В соседний город, в роддом с реанимацией для новорожденных, меня повезли уже на «Скорой». Воды отошли не полностью, и мне предложили подождать, понаблюдать за состоянием ребенка. Ведь на таком сроке каждый день, прожитый в животе мамы, куда лучше для его физического и психического здоровья, чем преждевременное рождение.
Десять дней я пролежала в палате, стараясь не делать лишних движений, – лишь бы не отходили воды. Иногда плакала – больничная атмосфера была тревожно-унылой, но изо всех сил заставляла себя верить в благоприятный исход событий. В роддоме я пыталась найти информацию о причинах преждевременных родов: беседовала с врачами, читала статьи в Интернете, благо тут был Wi-Fi. Мне хотелось разобраться, что со мной не так. Всегда, в любых ситуациях я стремлюсь описывать происходящее через причинно-следственные связи. Это помогает понять, где искать сбой, и главное – как избежать проблем в дальнейшем. Но если днем я еще держалась, то ближе к ночи в голове крутились мысли, которые не давали уснуть: «Почему именно я? Почему именно со мной? ЗА ЧТО МНЕ ЭТО?!» В итоге желание разобраться в своей жизни привело меня к новым взглядам на мир и себя.
Воды подтекали, к тому же заканчивалось действие препаратов, которые врачи ввели для сдерживания родовой деятельности, а значит, в любой момент могли начаться схватки. К исходу десятого дня все и произошло: на тридцать четвертой неделе беременности я родила здорового малыша – здорового в той степени, при которой младенцев оставляют в палате с мамами. Реанимации не потребовалось, но шустрый Артемий (мы не случайно выбрали имя – в переводе с греческого Артемий означает «безупречно здоровый») начал желтеть. Ему назначили сеансы фототерапевтического облучения, помогающие бороться с желтушкой новорожденных. У моего первого сына такой проблемы не было, но я воспринимала это как сущую мелочь. Подумаешь, желтушка – не самое страшное, что может случиться с ребенком, родившимся раньше срока! Я считала сына совершенно здоровым. Но четкого понимания слова «здоровье» у меня тогда не было.
В роддоме мы не задержались: мужу нужно было выходить на работу (еще одна проблема в нашем слоеном пироге жизненных трудностей).

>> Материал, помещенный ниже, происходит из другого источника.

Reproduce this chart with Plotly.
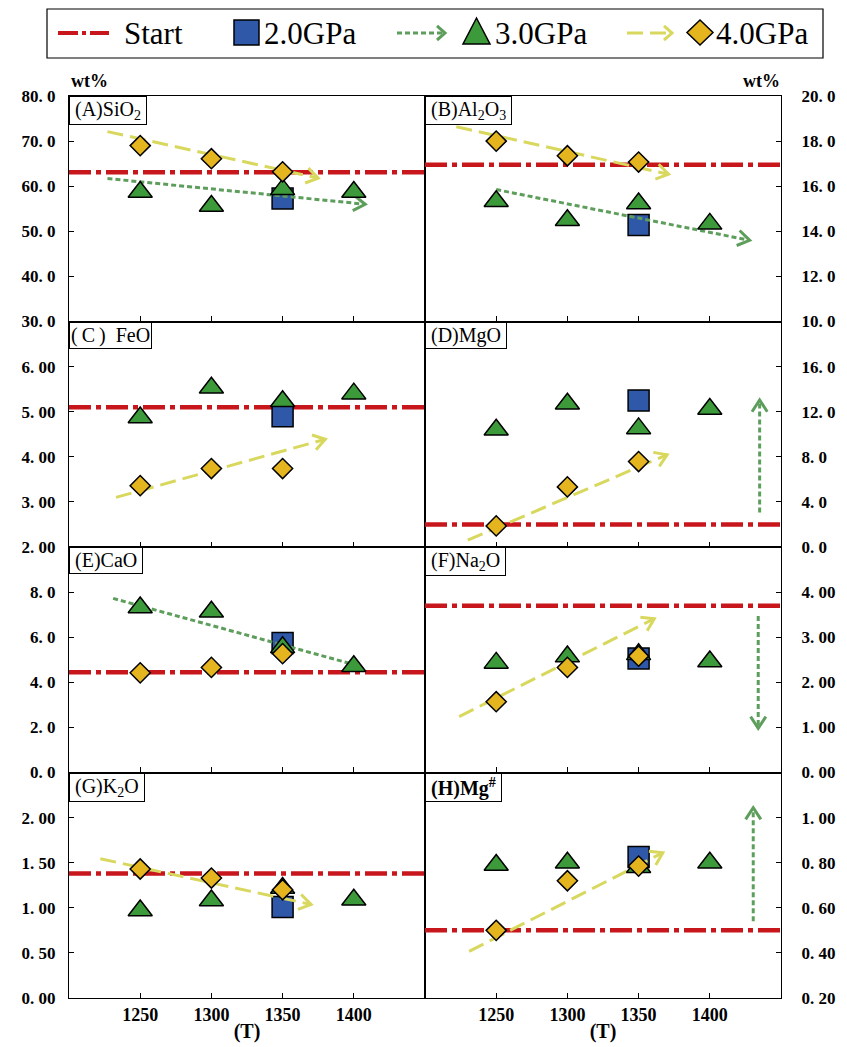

Отпуск, пусть даже за свой счет, ему не разрешили продлить – он и так просидел дома со старшим сыном все две недели моей роддомовской жизни. Самочувствие у нас с Темой было хорошее, только желтушка никак не отступала: забегая вперед, держалась месяца два-три. Потом к ней прибавилась аллергия – появилась сыпь на лице и на сгибе ножек-ручек. Мое восприятие тогда сводилось к одному: «Понятно, ведь он родился раньше срока». Позже я поняла, что такое объяснение тормозило развитие ребенка и процесс его исцеления. Однако нет худа без добра: первые месяцы жизни моего младшего сына помогли мне начать новый этап жизни – изменить ее настолько, что сейчас я благодарна этому толчку, который, признаться, воспринимала как удар в спину.